* Problem details
Copy the listing below line for line, starting at its first line and ending with the line that has "11.2, 12.9, 2.7, 3.7, 18.8, 10.3, 7.9, 0]" in it. Add nothing.

* Information supplied
____
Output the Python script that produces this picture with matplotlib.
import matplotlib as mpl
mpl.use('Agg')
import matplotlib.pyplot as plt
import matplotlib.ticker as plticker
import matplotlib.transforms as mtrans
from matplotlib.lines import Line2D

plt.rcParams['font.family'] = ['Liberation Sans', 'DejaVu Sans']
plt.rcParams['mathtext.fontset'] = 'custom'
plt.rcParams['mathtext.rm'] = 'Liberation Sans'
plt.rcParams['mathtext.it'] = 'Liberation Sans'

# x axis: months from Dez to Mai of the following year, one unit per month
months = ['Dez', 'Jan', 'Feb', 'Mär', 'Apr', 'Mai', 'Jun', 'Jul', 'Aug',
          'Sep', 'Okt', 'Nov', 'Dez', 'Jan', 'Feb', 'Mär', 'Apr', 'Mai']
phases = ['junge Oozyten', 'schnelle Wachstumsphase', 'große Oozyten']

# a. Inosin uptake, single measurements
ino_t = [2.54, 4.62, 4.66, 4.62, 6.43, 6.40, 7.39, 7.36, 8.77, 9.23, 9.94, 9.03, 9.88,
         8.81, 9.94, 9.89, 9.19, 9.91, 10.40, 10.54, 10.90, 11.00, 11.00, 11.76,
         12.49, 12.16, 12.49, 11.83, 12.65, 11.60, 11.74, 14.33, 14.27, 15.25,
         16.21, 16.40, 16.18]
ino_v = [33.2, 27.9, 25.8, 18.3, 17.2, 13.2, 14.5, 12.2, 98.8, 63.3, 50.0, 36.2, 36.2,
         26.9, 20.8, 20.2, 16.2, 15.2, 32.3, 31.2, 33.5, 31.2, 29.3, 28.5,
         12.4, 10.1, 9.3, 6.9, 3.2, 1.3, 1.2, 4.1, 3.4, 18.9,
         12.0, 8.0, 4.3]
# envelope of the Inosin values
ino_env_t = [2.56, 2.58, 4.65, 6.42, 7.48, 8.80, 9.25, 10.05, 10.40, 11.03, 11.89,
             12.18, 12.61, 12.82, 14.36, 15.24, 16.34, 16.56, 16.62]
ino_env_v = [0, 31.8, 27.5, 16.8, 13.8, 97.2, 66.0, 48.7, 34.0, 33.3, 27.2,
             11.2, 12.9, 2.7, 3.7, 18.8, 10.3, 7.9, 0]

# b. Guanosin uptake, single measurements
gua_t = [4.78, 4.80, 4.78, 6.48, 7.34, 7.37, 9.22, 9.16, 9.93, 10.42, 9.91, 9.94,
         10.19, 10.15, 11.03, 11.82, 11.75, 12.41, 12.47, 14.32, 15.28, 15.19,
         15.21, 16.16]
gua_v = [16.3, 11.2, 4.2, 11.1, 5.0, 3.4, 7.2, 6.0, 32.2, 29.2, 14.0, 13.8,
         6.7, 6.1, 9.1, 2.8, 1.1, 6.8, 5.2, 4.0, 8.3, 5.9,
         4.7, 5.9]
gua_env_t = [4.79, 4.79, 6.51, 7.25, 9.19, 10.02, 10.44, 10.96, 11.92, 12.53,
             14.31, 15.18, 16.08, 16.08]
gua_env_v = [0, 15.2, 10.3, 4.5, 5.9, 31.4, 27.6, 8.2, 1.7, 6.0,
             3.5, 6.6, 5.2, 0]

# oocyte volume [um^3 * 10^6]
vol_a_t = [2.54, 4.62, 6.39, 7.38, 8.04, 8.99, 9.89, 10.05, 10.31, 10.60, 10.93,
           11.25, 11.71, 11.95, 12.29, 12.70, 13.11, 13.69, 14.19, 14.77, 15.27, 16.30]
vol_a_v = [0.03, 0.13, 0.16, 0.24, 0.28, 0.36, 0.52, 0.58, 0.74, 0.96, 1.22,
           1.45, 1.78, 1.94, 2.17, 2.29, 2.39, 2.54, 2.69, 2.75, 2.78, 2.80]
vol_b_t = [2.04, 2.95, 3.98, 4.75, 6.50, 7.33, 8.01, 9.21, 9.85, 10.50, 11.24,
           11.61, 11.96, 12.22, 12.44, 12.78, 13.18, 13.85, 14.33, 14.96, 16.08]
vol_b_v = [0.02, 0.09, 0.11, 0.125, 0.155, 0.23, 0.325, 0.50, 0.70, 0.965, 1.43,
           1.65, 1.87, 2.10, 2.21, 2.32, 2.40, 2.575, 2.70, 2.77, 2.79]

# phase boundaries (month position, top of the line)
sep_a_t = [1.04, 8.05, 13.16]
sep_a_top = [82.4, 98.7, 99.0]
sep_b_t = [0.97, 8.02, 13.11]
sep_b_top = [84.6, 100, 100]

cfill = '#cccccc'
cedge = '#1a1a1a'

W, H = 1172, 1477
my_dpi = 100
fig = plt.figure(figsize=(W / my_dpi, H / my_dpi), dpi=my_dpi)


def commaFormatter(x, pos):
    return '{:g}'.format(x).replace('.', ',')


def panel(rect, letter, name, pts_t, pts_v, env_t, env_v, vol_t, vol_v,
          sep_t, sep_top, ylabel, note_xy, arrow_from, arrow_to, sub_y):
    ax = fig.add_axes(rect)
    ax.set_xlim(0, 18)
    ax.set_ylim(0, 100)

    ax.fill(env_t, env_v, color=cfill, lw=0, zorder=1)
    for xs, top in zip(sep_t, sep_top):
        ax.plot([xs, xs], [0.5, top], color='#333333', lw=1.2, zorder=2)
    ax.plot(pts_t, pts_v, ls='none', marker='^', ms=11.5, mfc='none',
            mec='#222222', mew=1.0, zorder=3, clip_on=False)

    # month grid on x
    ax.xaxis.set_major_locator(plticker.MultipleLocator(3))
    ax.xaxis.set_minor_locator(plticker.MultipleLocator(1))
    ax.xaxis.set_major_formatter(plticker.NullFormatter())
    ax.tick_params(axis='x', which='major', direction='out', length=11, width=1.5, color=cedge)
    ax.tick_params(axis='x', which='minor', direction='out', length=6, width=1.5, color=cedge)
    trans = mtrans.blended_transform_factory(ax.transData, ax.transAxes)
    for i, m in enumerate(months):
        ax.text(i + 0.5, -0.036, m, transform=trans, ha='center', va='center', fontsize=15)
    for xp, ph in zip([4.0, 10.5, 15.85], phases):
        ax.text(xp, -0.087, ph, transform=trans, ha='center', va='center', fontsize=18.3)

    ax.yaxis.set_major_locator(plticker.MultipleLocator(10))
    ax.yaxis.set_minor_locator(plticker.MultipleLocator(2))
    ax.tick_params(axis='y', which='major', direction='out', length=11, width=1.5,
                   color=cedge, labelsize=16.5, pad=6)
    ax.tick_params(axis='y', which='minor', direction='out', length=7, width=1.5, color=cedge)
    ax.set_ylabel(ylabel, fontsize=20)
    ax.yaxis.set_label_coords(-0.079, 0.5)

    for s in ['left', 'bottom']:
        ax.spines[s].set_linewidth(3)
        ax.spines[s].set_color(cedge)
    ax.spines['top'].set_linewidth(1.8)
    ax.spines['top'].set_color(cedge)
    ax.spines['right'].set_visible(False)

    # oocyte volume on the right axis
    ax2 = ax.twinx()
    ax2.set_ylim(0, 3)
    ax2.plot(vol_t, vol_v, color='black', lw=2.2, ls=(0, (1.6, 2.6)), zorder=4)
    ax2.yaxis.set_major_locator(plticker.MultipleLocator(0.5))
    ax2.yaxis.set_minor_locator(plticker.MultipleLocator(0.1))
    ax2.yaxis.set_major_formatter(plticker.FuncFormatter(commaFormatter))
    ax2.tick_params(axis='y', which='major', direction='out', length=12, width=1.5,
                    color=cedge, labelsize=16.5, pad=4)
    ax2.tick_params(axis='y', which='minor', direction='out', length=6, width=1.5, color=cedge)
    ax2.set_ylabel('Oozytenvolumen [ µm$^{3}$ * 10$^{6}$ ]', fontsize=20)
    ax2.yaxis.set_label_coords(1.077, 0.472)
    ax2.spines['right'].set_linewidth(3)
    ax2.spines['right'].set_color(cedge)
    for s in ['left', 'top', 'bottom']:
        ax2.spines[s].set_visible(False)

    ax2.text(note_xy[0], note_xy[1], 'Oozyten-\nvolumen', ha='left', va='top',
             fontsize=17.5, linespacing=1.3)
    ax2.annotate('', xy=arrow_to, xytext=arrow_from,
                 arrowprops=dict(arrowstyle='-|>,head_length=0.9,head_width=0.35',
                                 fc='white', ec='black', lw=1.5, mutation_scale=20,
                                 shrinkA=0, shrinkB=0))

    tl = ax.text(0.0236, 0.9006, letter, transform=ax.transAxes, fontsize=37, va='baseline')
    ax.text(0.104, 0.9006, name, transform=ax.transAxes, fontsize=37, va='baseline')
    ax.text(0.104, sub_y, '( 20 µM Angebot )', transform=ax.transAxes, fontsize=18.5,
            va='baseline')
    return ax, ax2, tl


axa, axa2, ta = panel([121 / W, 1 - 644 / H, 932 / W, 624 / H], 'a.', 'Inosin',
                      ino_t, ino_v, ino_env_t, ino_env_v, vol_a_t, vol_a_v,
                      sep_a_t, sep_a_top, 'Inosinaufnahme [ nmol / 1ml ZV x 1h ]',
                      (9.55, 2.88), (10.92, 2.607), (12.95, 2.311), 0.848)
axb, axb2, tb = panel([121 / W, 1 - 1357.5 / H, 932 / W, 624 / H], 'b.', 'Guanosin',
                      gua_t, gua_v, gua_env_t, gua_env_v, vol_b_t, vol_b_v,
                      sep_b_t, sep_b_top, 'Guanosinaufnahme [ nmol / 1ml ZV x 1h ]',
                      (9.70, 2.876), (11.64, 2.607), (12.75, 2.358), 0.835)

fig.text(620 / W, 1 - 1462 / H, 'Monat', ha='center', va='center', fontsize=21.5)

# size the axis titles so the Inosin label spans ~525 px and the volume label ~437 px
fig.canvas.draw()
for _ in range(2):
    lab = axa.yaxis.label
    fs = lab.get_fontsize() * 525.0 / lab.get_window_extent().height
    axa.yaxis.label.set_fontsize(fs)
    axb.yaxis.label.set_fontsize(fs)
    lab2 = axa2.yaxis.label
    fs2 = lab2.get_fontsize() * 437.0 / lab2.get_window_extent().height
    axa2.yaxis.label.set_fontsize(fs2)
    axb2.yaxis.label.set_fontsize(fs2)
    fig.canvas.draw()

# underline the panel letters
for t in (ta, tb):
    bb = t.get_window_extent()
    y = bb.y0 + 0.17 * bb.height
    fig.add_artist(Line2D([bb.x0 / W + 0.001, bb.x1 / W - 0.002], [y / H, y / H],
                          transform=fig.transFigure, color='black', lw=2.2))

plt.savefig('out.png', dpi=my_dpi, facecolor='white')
____
* Written reply
Output the Python script that produces this picture with matplotlib.
import matplotlib as mpl
mpl.use('Agg')
import matplotlib.pyplot as plt
import matplotlib.ticker as plticker
import matplotlib.transforms as mtrans
from matplotlib.lines import Line2D

plt.rcParams['font.family'] = ['Liberation Sans', 'DejaVu Sans']
plt.rcParams['mathtext.fontset'] = 'custom'
plt.rcParams['mathtext.rm'] = 'Liberation Sans'
plt.rcParams['mathtext.it'] = 'Liberation Sans'

# x axis: months from Dez to Mai of the following year, one unit per month
months = ['Dez', 'Jan', 'Feb', 'Mär', 'Apr', 'Mai', 'Jun', 'Jul', 'Aug',
          'Sep', 'Okt', 'Nov', 'Dez', 'Jan', 'Feb', 'Mär', 'Apr', 'Mai']
phases = ['junge Oozyten', 'schnelle Wachstumsphase', 'große Oozyten']

# a. Inosin uptake, single measurements
ino_t = [2.54, 4.62, 4.66, 4.62, 6.43, 6.40, 7.39, 7.36, 8.77, 9.23, 9.94, 9.03, 9.88,
         8.81, 9.94, 9.89, 9.19, 9.91, 10.40, 10.54, 10.90, 11.00, 11.00, 11.76,
         12.49, 12.16, 12.49, 11.83, 12.65, 11.60, 11.74, 14.33, 14.27, 15.25,
         16.21, 16.40, 16.18]
ino_v = [33.2, 27.9, 25.8, 18.3, 17.2, 13.2, 14.5, 12.2, 98.8, 63.3, 50.0, 36.2, 36.2,
         26.9, 20.8, 20.2, 16.2, 15.2, 32.3, 31.2, 33.5, 31.2, 29.3, 28.5,
         12.4, 10.1, 9.3, 6.9, 3.2, 1.3, 1.2, 4.1, 3.4, 18.9,
         12.0, 8.0, 4.3]
# envelope of the Inosin values
ino_env_t = [2.56, 2.58, 4.65, 6.42, 7.48, 8.80, 9.25, 10.05, 10.40, 11.03, 11.89,
             12.18, 12.61, 12.82, 14.36, 15.24, 16.34, 16.56, 16.62]
ino_env_v = [0, 31.8, 27.5, 16.8, 13.8, 97.2, 66.0, 48.7, 34.0, 33.3, 27.2,
             11.2, 12.9, 2.7, 3.7, 18.8, 10.3, 7.9, 0]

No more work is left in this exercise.